-- DATA --

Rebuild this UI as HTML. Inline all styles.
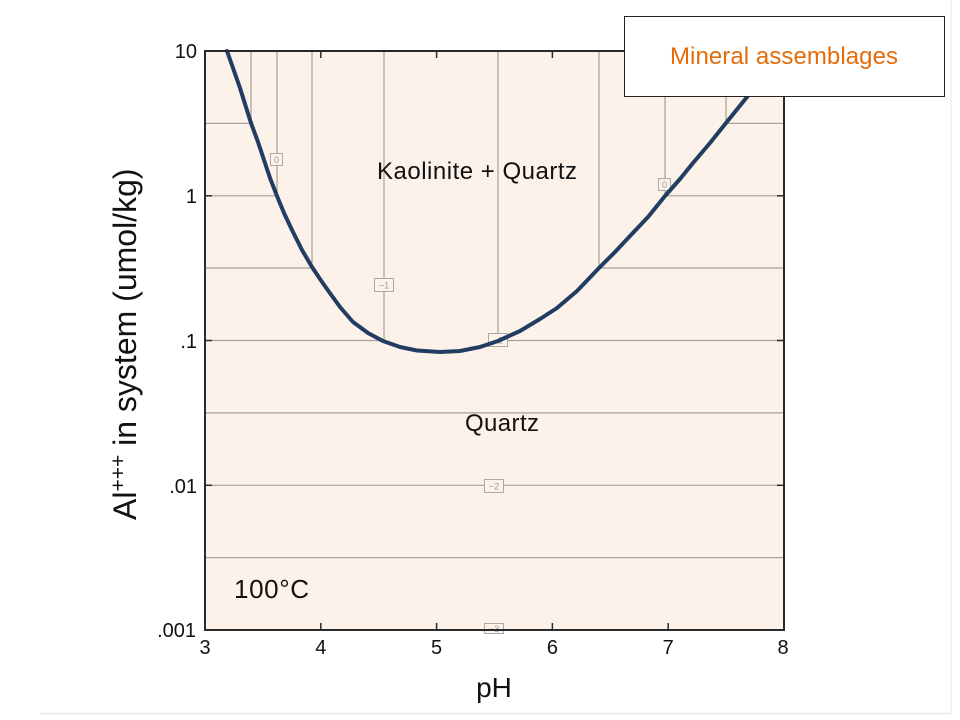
<!DOCTYPE html>
<html>
<head>
<meta charset="utf-8">
<style>
  html, body { margin: 0; padding: 0; background: #ffffff; }
  svg { display: block; }
  text { font-family: "Liberation Sans", Arial, sans-serif; }
</style>
</head>
<body>
<svg width="960" height="720" viewBox="0 0 960 720" xmlns="http://www.w3.org/2000/svg">
  <!-- slide frame -->
  <line x1="40" y1="713.5" x2="951" y2="713.5" stroke="#e6e6e6" stroke-width="1.5"/>
  <line x1="951" y1="0" x2="951" y2="713.5" stroke="#f0f0f0" stroke-width="1.5"/>

  <!-- plot background -->
  <rect x="205" y="51" width="579" height="579" fill="#fdf2ea"/>

  <!-- contour / grid lines -->
  <g stroke="#a8a09a" stroke-width="1.2" fill="none">
    <!-- horizontals -->
    <line x1="205" y1="123.4" x2="251" y2="123.4"/>
    <line x1="726" y1="123.4" x2="784" y2="123.4"/>
    <line x1="205" y1="195.8" x2="277" y2="195.8"/>
    <line x1="665" y1="195.8" x2="784" y2="195.8"/>
    <line x1="205" y1="268" x2="312" y2="268"/>
    <line x1="599" y1="268" x2="784" y2="268"/>
    <line x1="205" y1="340.5" x2="384" y2="340.5"/>
    <line x1="498" y1="340.5" x2="784" y2="340.5"/>
    <line x1="205" y1="412.9" x2="784" y2="412.9"/>
    <line x1="205" y1="485.3" x2="784" y2="485.3"/>
    <line x1="205" y1="557.6" x2="784" y2="557.6"/>
    <!-- verticals -->
    <line x1="251" y1="51" x2="251" y2="123.4"/>
    <line x1="277" y1="51" x2="277" y2="195.8"/>
    <line x1="312" y1="51" x2="312" y2="268"/>
    <line x1="384" y1="51" x2="384" y2="340.5"/>
    <line x1="498" y1="51" x2="498" y2="340.5"/>
    <line x1="599" y1="51" x2="599" y2="268"/>
    <line x1="665" y1="51" x2="665" y2="195.8"/>
    <line x1="726" y1="51" x2="726" y2="123.4"/>
  </g>

  <!-- contour labels -->
  <g font-size="9" fill="#9a9a9a" text-anchor="middle">
    <rect x="270.5" y="153.5" width="12" height="12" fill="#fdf2ea" stroke="#aaa" stroke-width="1"/>
    <text x="276.5" y="163">0</text>
    <rect x="658.5" y="178.5" width="12" height="12" fill="#fdf2ea" stroke="#aaa" stroke-width="1"/>
    <text x="664.5" y="188">0</text>
    <rect x="374.5" y="278.5" width="19" height="13" fill="#fdf2ea" stroke="#aaa" stroke-width="1"/>
    <text x="384" y="288.5">−1</text>
    <rect x="488.5" y="333.5" width="19" height="13" fill="#fdf2ea" stroke="#aaa" stroke-width="1"/>
    <text x="498" y="343.5">−2</text>
    <rect x="484.5" y="479.5" width="19" height="13" fill="#fdf2ea" stroke="#aaa" stroke-width="1"/>
    <text x="494" y="489.5">−2</text>
    <rect x="484.5" y="623.5" width="19" height="10" fill="#fdf2ea" stroke="#aaa" stroke-width="1"/>
    <text x="494" y="632">−3</text>
  </g>

  <!-- saturation curve -->
  <polyline fill="none" stroke="#213d62" stroke-width="4" stroke-linejoin="round" stroke-linecap="round"
    points="227,51 233,68 240,88 245,104 251,123 258,142 264,160 270,178 277,196 284,213 292,230 302,250 312,267 320,279 327,289 340,307 353,322 368,333 383,341 400,347 417,350.5 440,352 460,351 480,347 498,341 520,331 540,319 557,308 577,291 599,268 615,252 630,236 648,217 665,196 680,179 693,163 710,143 726,123 747,97 765,74 783,52"/>

  <!-- axes frame -->
  <rect x="205" y="51" width="579" height="579" fill="none" stroke="#2a2a2a" stroke-width="2"/>

  <!-- ticks -->
  <g stroke="#2a2a2a" stroke-width="1.5">
    <!-- bottom -->
    <line x1="320.8" y1="630" x2="320.8" y2="623"/>
    <line x1="436.6" y1="630" x2="436.6" y2="623"/>
    <line x1="552.4" y1="630" x2="552.4" y2="623"/>
    <line x1="668.2" y1="630" x2="668.2" y2="623"/>
    <!-- top -->
    <line x1="320.8" y1="51" x2="320.8" y2="58"/>
    <line x1="436.6" y1="51" x2="436.6" y2="58"/>
    <line x1="552.4" y1="51" x2="552.4" y2="58"/>
    <line x1="668.2" y1="51" x2="668.2" y2="58"/>
    <!-- left -->
    <line x1="205" y1="195.8" x2="212" y2="195.8"/>
    <line x1="205" y1="340.5" x2="212" y2="340.5"/>
    <line x1="205" y1="485.3" x2="212" y2="485.3"/>
    <!-- right -->
    <line x1="784" y1="195.8" x2="777" y2="195.8"/>
    <line x1="784" y1="340.5" x2="777" y2="340.5"/>
    <line x1="784" y1="485.3" x2="777" y2="485.3"/>
  </g>

  <!-- y tick labels -->
  <g font-size="20" fill="#111" text-anchor="end">
    <text x="197" y="58">10</text>
    <text x="197" y="203">1</text>
    <text x="197" y="348">.1</text>
    <text x="197" y="493">.01</text>
    <text x="196" y="637">.001</text>
  </g>

  <!-- x tick labels -->
  <g font-size="20" fill="#111" text-anchor="middle">
    <text x="205" y="654">3</text>
    <text x="320.8" y="654">4</text>
    <text x="436.6" y="654">5</text>
    <text x="552.4" y="654">6</text>
    <text x="668.2" y="654">7</text>
    <text x="783" y="654">8</text>
  </g>

  <!-- axis titles -->
  <text x="494" y="697" font-size="28" fill="#111" text-anchor="middle">pH</text>
  <text transform="translate(136,520) rotate(-90)" font-size="32" fill="#111">Al<tspan dy="-11" font-size="21">+++</tspan><tspan dy="11"> in system (umol/kg)</tspan></text>

  <!-- region labels -->
  <text x="377" y="179" font-size="24" fill="#111" textLength="200">Kaolinite + Quartz</text>
  <text x="465" y="431" font-size="24" fill="#111" textLength="74">Quartz</text>
  <text x="234" y="598" font-size="26" fill="#111" textLength="75">100°C</text>

  <!-- title box -->
  <rect x="624.5" y="16.5" width="320" height="80" fill="#ffffff" stroke="#222" stroke-width="1"/>
  <text x="784" y="64" font-size="24" fill="#e46c0a" text-anchor="middle" textLength="228">Mineral assemblages</text>
</svg>
</body>
</html>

-- WHAT IS NEEDED --
Copy the material above exactly and drop the pictures.

-- SOLUTION --
Rebuild this UI as HTML. Inline all styles.
<!DOCTYPE html>
<html>
<head>
<meta charset="utf-8">
<style>
  html, body { margin: 0; padding: 0; background: #ffffff; }
  svg { display: block; }
  text { font-family: "Liberation Sans", Arial, sans-serif; }
</style>
</head>
<body>
<svg width="960" height="720" viewBox="0 0 960 720" xmlns="http://www.w3.org/2000/svg">
  <!-- slide frame -->
  <line x1="40" y1="713.5" x2="951" y2="713.5" stroke="#e6e6e6" stroke-width="1.5"/>
  <line x1="951" y1="0" x2="951" y2="713.5" stroke="#f0f0f0" stroke-width="1.5"/>

  <!-- plot background -->
  <rect x="205" y="51" width="579" height="579" fill="#fdf2ea"/>

  <!-- contour / grid lines -->
  <g stroke="#a8a09a" stroke-width="1.2" fill="none">
    <!-- horizontals -->
    <line x1="205" y1="123.4" x2="251" y2="123.4"/>
    <line x1="726" y1="123.4" x2="784" y2="123.4"/>
    <line x1="205" y1="195.8" x2="277" y2="195.8"/>
    <line x1="665" y1="195.8" x2="784" y2="195.8"/>
    <line x1="205" y1="268" x2="312" y2="268"/>
    <line x1="599" y1="268" x2="784" y2="268"/>
    <line x1="205" y1="340.5" x2="384" y2="340.5"/>
    <line x1="498" y1="340.5" x2="784" y2="340.5"/>
    <line x1="205" y1="412.9" x2="784" y2="412.9"/>
    <line x1="205" y1="485.3" x2="784" y2="485.3"/>
    <line x1="205" y1="557.6" x2="784" y2="557.6"/>
    <!-- verticals -->
    <line x1="251" y1="51" x2="251" y2="123.4"/>
    <line x1="277" y1="51" x2="277" y2="195.8"/>
    <line x1="312" y1="51" x2="312" y2="268"/>
    <line x1="384" y1="51" x2="384" y2="340.5"/>
    <line x1="498" y1="51" x2="498" y2="340.5"/>
    <line x1="599" y1="51" x2="599" y2="268"/>
    <line x1="665" y1="51" x2="665" y2="195.8"/>
    <line x1="726" y1="51" x2="726" y2="123.4"/>
  </g>

  <!-- contour labels -->
  <g font-size="9" fill="#9a9a9a" text-anchor="middle">
    <rect x="270.5" y="153.5" width="12" height="12" fill="#fdf2ea" stroke="#aaa" stroke-width="1"/>
    <text x="276.5" y="163">0</text>
    <rect x="658.5" y="178.5" width="12" height="12" fill="#fdf2ea" stroke="#aaa" stroke-width="1"/>
    <text x="664.5" y="188">0</text>
    <rect x="374.5" y="278.5" width="19" height="13" fill="#fdf2ea" stroke="#aaa" stroke-width="1"/>
    <text x="384" y="288.5">−1</text>
    <rect x="488.5" y="333.5" width="19" height="13" fill="#fdf2ea" stroke="#aaa" stroke-width="1"/>
    <text x="498" y="343.5">−2</text>
    <rect x="484.5" y="479.5" width="19" height="13" fill="#fdf2ea" stroke="#aaa" stroke-width="1"/>
    <text x="494" y="489.5">−2</text>
    <rect x="484.5" y="623.5" width="19" height="10" fill="#fdf2ea" stroke="#aaa" stroke-width="1"/>
    <text x="494" y="632">−3</text>
  </g>

  <!-- saturation curve -->
  <polyline fill="none" stroke="#213d62" stroke-width="4" stroke-linejoin="round" stroke-linecap="round"
    points="227,51 233,68 240,88 245,104 251,123 258,142 264,160 270,178 277,196 284,213 292,230 302,250 312,267 320,279 327,289 340,307 353,322 368,333 383,341 400,347 417,350.5 440,352 460,351 480,347 498,341 520,331 540,319 557,308 577,291 599,268 615,252 630,236 648,217 665,196 680,179 693,163 710,143 726,123 747,97 765,74 783,52"/>

  <!-- axes frame -->
  <rect x="205" y="51" width="579" height="579" fill="none" stroke="#2a2a2a" stroke-width="2"/>

  <!-- ticks -->
  <g stroke="#2a2a2a" stroke-width="1.5">
    <!-- bottom -->
    <line x1="320.8" y1="630" x2="320.8" y2="623"/>
    <line x1="436.6" y1="630" x2="436.6" y2="623"/>
    <line x1="552.4" y1="630" x2="552.4" y2="623"/>
    <line x1="668.2" y1="630" x2="668.2" y2="623"/>
    <!-- top -->
    <line x1="320.8" y1="51" x2="320.8" y2="58"/>
    <line x1="436.6" y1="51" x2="436.6" y2="58"/>
    <line x1="552.4" y1="51" x2="552.4" y2="58"/>
    <line x1="668.2" y1="51" x2="668.2" y2="58"/>
    <!-- left -->
    <line x1="205" y1="195.8" x2="212" y2="195.8"/>
    <line x1="205" y1="340.5" x2="212" y2="340.5"/>
    <line x1="205" y1="485.3" x2="212" y2="485.3"/>
    <!-- right -->
    <line x1="784" y1="195.8" x2="777" y2="195.8"/>
    <line x1="784" y1="340.5" x2="777" y2="340.5"/>
    <line x1="784" y1="485.3" x2="777" y2="485.3"/>
  </g>

  <!-- y tick labels -->
  <g font-size="20" fill="#111" text-anchor="end">
    <text x="197" y="58">10</text>
    <text x="197" y="203">1</text>
    <text x="197" y="348">.1</text>
    <text x="197" y="493">.01</text>
    <text x="196" y="637">.001</text>
  </g>

  <!-- x tick labels -->
  <g font-size="20" fill="#111" text-anchor="middle">
    <text x="205" y="654">3</text>
    <text x="320.8" y="654">4</text>
    <text x="436.6" y="654">5</text>
    <text x="552.4" y="654">6</text>
    <text x="668.2" y="654">7</text>
    <text x="783" y="654">8</text>
  </g>

  <!-- axis titles -->
  <text x="494" y="697" font-size="28" fill="#111" text-anchor="middle">pH</text>
  <text transform="translate(136,520) rotate(-90)" font-size="32" fill="#111">Al<tspan dy="-11" font-size="21">+++</tspan><tspan dy="11"> in system (umol/kg)</tspan></text>

  <!-- region labels -->
  <text x="377" y="179" font-size="24" fill="#111" textLength="200">Kaolinite + Quartz</text>
  <text x="465" y="431" font-size="24" fill="#111" textLength="74">Quartz</text>
  <text x="234" y="598" font-size="26" fill="#111" textLength="75">100°C</text>

  <!-- title box -->
  <rect x="624.5" y="16.5" width="320" height="80" fill="#ffffff" stroke="#222" stroke-width="1"/>
  <text x="784" y="64" font-size="24" fill="#e46c0a" text-anchor="middle" textLength="228">Mineral assemblages</text>
</svg>
</body>
</html>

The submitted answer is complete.